**Problem**
Each entry here needs to be set down again exactly, please; pictures are left out.

::::

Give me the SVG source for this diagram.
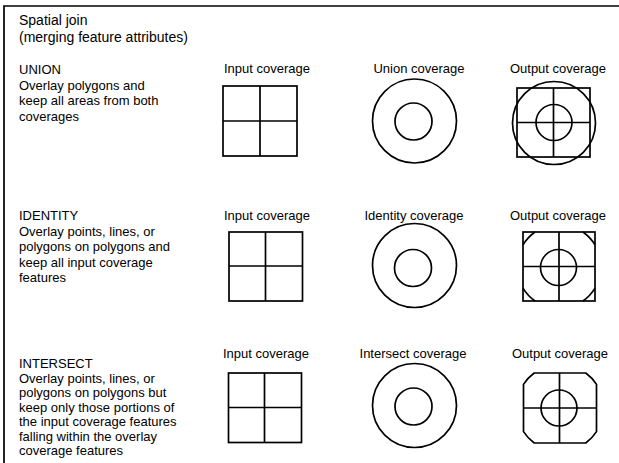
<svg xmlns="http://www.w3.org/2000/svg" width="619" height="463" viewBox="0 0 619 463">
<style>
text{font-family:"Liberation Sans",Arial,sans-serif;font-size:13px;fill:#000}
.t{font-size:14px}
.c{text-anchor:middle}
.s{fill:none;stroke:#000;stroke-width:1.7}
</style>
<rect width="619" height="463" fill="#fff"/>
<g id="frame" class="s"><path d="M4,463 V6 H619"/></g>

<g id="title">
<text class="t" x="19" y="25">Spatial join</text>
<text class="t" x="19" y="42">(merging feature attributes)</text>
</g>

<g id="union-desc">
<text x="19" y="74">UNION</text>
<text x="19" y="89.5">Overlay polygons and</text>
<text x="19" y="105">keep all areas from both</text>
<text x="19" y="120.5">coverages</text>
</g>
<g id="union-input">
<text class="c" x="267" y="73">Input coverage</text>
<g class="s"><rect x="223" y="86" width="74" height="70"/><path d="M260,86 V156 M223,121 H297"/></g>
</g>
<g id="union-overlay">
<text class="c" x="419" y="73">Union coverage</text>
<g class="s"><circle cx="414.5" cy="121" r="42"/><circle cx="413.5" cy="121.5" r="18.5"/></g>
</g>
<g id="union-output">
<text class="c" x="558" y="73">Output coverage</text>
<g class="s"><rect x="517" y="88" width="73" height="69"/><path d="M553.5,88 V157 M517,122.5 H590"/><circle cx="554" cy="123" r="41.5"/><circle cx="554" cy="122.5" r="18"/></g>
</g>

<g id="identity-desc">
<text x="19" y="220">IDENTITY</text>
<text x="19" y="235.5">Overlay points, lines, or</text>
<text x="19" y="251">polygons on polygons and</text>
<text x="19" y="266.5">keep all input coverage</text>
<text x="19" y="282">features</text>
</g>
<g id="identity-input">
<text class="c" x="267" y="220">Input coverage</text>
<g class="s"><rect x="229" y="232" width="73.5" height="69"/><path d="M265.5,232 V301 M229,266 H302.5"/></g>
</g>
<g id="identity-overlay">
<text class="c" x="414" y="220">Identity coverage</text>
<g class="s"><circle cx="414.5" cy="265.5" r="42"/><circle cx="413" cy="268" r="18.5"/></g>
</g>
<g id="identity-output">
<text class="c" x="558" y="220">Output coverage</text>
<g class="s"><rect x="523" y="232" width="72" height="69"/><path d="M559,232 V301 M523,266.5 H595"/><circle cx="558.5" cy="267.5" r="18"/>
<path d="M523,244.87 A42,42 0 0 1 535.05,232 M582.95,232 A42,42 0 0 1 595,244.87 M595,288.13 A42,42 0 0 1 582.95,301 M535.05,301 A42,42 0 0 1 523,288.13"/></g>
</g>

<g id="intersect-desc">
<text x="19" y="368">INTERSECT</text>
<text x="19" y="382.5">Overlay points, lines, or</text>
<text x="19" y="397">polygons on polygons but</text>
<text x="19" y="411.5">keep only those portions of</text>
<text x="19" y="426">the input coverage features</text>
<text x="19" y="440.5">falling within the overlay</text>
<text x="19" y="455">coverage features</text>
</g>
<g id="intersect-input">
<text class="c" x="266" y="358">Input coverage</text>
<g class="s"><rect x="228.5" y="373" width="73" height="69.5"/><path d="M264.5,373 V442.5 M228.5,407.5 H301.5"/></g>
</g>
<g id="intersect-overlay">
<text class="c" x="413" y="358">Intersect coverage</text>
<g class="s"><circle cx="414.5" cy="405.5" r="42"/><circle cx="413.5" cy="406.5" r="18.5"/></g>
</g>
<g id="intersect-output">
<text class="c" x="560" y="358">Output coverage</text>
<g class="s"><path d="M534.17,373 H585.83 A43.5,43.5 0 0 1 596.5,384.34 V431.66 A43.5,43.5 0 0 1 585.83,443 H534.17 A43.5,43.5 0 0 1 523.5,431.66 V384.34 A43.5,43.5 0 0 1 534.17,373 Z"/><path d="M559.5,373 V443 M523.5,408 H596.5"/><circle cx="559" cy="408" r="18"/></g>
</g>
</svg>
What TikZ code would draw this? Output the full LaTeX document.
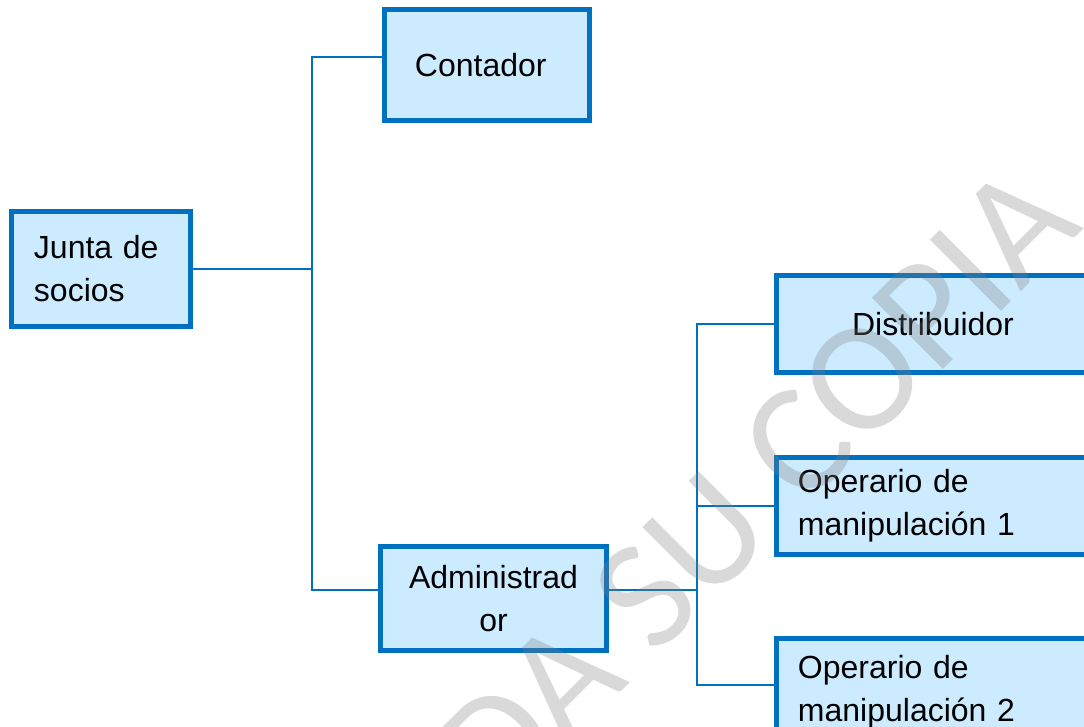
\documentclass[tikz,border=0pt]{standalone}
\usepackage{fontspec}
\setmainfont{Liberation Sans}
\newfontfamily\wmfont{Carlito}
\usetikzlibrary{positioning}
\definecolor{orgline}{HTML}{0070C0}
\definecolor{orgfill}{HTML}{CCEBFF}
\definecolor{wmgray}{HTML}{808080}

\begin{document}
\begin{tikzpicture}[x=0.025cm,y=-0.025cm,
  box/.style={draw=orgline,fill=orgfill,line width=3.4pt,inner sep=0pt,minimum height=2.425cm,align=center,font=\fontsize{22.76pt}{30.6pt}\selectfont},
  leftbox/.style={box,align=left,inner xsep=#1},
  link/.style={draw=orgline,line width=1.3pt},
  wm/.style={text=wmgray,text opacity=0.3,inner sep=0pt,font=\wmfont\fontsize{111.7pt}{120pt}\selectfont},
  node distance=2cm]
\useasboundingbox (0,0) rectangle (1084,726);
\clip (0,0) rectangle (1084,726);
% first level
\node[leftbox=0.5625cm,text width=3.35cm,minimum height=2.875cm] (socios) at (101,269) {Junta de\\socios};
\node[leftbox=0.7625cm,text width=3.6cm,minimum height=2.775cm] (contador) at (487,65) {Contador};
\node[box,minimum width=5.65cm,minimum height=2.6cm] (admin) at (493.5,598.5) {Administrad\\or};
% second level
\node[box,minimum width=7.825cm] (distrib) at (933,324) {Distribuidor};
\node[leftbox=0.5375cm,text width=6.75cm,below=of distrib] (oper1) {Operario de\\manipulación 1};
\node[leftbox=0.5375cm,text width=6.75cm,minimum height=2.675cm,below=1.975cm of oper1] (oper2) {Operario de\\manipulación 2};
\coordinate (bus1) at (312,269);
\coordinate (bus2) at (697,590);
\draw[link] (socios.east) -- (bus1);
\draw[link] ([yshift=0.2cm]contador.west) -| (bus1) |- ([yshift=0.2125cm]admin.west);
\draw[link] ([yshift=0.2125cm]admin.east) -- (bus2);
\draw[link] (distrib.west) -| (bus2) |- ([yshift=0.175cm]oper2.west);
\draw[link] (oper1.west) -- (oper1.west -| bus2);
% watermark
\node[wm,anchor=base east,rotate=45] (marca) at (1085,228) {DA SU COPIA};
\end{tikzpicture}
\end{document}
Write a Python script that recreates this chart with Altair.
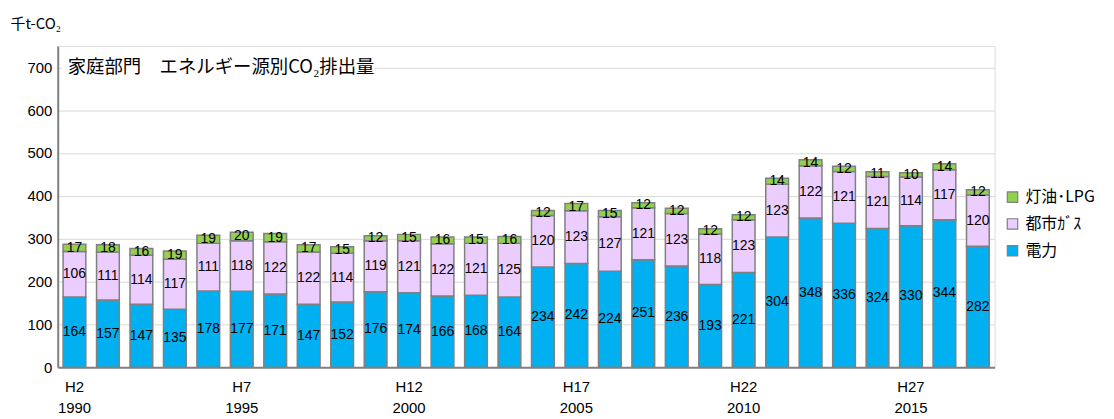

::::

**Exercise result**
Give me the SVG source for this diagram.
<svg xmlns="http://www.w3.org/2000/svg" width="619" height="463" viewBox="0 0 619 463">
<style>
text{font-family:"Liberation Sans",Arial,sans-serif;font-size:13px;fill:#000}
.t{font-size:14px}
.c{text-anchor:middle}
.s{fill:none;stroke:#000;stroke-width:1.7}
</style>
<rect width="619" height="463" fill="#fff"/>
<g id="frame" class="s"><path d="M4,463 V6 H619"/></g>

<g id="title">
<text class="t" x="19" y="25">Spatial join</text>
<text class="t" x="19" y="42">(merging feature attributes)</text>
</g>

<g id="union-desc">
<text x="19" y="74">UNION</text>
<text x="19" y="89.5">Overlay polygons and</text>
<text x="19" y="105">keep all areas from both</text>
<text x="19" y="120.5">coverages</text>
</g>
<g id="union-input">
<text class="c" x="267" y="73">Input coverage</text>
<g class="s"><rect x="223" y="86" width="74" height="70"/><path d="M260,86 V156 M223,121 H297"/></g>
</g>
<g id="union-overlay">
<text class="c" x="419" y="73">Union coverage</text>
<g class="s"><circle cx="414.5" cy="121" r="42"/><circle cx="413.5" cy="121.5" r="18.5"/></g>
</g>
<g id="union-output">
<text class="c" x="558" y="73">Output coverage</text>
<g class="s"><rect x="517" y="88" width="73" height="69"/><path d="M553.5,88 V157 M517,122.5 H590"/><circle cx="554" cy="123" r="41.5"/><circle cx="554" cy="122.5" r="18"/></g>
</g>

<g id="identity-desc">
<text x="19" y="220">IDENTITY</text>
<text x="19" y="235.5">Overlay points, lines, or</text>
<text x="19" y="251">polygons on polygons and</text>
<text x="19" y="266.5">keep all input coverage</text>
<text x="19" y="282">features</text>
</g>
<g id="identity-input">
<text class="c" x="267" y="220">Input coverage</text>
<g class="s"><rect x="229" y="232" width="73.5" height="69"/><path d="M265.5,232 V301 M229,266 H302.5"/></g>
</g>
<g id="identity-overlay">
<text class="c" x="414" y="220">Identity coverage</text>
<g class="s"><circle cx="414.5" cy="265.5" r="42"/><circle cx="413" cy="268" r="18.5"/></g>
</g>
<g id="identity-output">
<text class="c" x="558" y="220">Output coverage</text>
<g class="s"><rect x="523" y="232" width="72" height="69"/><path d="M559,232 V301 M523,266.5 H595"/><circle cx="558.5" cy="267.5" r="18"/>
<path d="M523,244.87 A42,42 0 0 1 535.05,232 M582.95,232 A42,42 0 0 1 595,244.87 M595,288.13 A42,42 0 0 1 582.95,301 M535.05,301 A42,42 0 0 1 523,288.13"/></g>
</g>

<g id="intersect-desc">
<text x="19" y="368">INTERSECT</text>
<text x="19" y="382.5">Overlay points, lines, or</text>
<text x="19" y="397">polygons on polygons but</text>
<text x="19" y="411.5">keep only those portions of</text>
<text x="19" y="426">the input coverage features</text>
<text x="19" y="440.5">falling within the overlay</text>
<text x="19" y="455">coverage features</text>
</g>
<g id="intersect-input">
<text class="c" x="266" y="358">Input coverage</text>
<g class="s"><rect x="228.5" y="373" width="73" height="69.5"/><path d="M264.5,373 V442.5 M228.5,407.5 H301.5"/></g>
</g>
<g id="intersect-overlay">
<text class="c" x="413" y="358">Intersect coverage</text>
<g class="s"><circle cx="414.5" cy="405.5" r="42"/><circle cx="413.5" cy="406.5" r="18.5"/></g>
</g>
<g id="intersect-output">
<text class="c" x="560" y="358">Output coverage</text>
<g class="s"><path d="M534.17,373 H585.83 A43.5,43.5 0 0 1 596.5,384.34 V431.66 A43.5,43.5 0 0 1 585.83,443 H534.17 A43.5,43.5 0 0 1 523.5,431.66 V384.34 A43.5,43.5 0 0 1 534.17,373 Z"/><path d="M559.5,373 V443 M523.5,408 H596.5"/><circle cx="559" cy="408" r="18"/></g>
</g>
</svg>
What TikZ code would draw this? Output the full LaTeX document.
\documentclass[tikz,border=0pt]{standalone}
\usepackage{fontspec}
\setmainfont{Liberation Sans}
\newfontfamily\wmfont{Carlito}
\usetikzlibrary{positioning}
\definecolor{orgline}{HTML}{0070C0}
\definecolor{orgfill}{HTML}{CCEBFF}
\definecolor{wmgray}{HTML}{808080}

\begin{document}
\begin{tikzpicture}[x=0.025cm,y=-0.025cm,
  box/.style={draw=orgline,fill=orgfill,line width=3.4pt,inner sep=0pt,minimum height=2.425cm,align=center,font=\fontsize{22.76pt}{30.6pt}\selectfont},
  leftbox/.style={box,align=left,inner xsep=#1},
  link/.style={draw=orgline,line width=1.3pt},
  wm/.style={text=wmgray,text opacity=0.3,inner sep=0pt,font=\wmfont\fontsize{111.7pt}{120pt}\selectfont},
  node distance=2cm]
\useasboundingbox (0,0) rectangle (1084,726);
\clip (0,0) rectangle (1084,726);
% first level
\node[leftbox=0.5625cm,text width=3.35cm,minimum height=2.875cm] (socios) at (101,269) {Junta de\\socios};
\node[leftbox=0.7625cm,text width=3.6cm,minimum height=2.775cm] (contador) at (487,65) {Contador};
\node[box,minimum width=5.65cm,minimum height=2.6cm] (admin) at (493.5,598.5) {Administrad\\or};
% second level
\node[box,minimum width=7.825cm] (distrib) at (933,324) {Distribuidor};
\node[leftbox=0.5375cm,text width=6.75cm,below=of distrib] (oper1) {Operario de\\manipulación 1};
\node[leftbox=0.5375cm,text width=6.75cm,minimum height=2.675cm,below=1.975cm of oper1] (oper2) {Operario de\\manipulación 2};
\coordinate (bus1) at (312,269);
\coordinate (bus2) at (697,590);
\draw[link] (socios.east) -- (bus1);
\draw[link] ([yshift=0.2cm]contador.west) -| (bus1) |- ([yshift=0.2125cm]admin.west);
\draw[link] ([yshift=0.2125cm]admin.east) -- (bus2);
\draw[link] (distrib.west) -| (bus2) |- ([yshift=0.175cm]oper2.west);
\draw[link] (oper1.west) -- (oper1.west -| bus2);
% watermark
\node[wm,anchor=base east,rotate=45] (marca) at (1085,228) {DA SU COPIA};
\end{tikzpicture}
\end{document}
Write a Python script that recreates this chart with Altair.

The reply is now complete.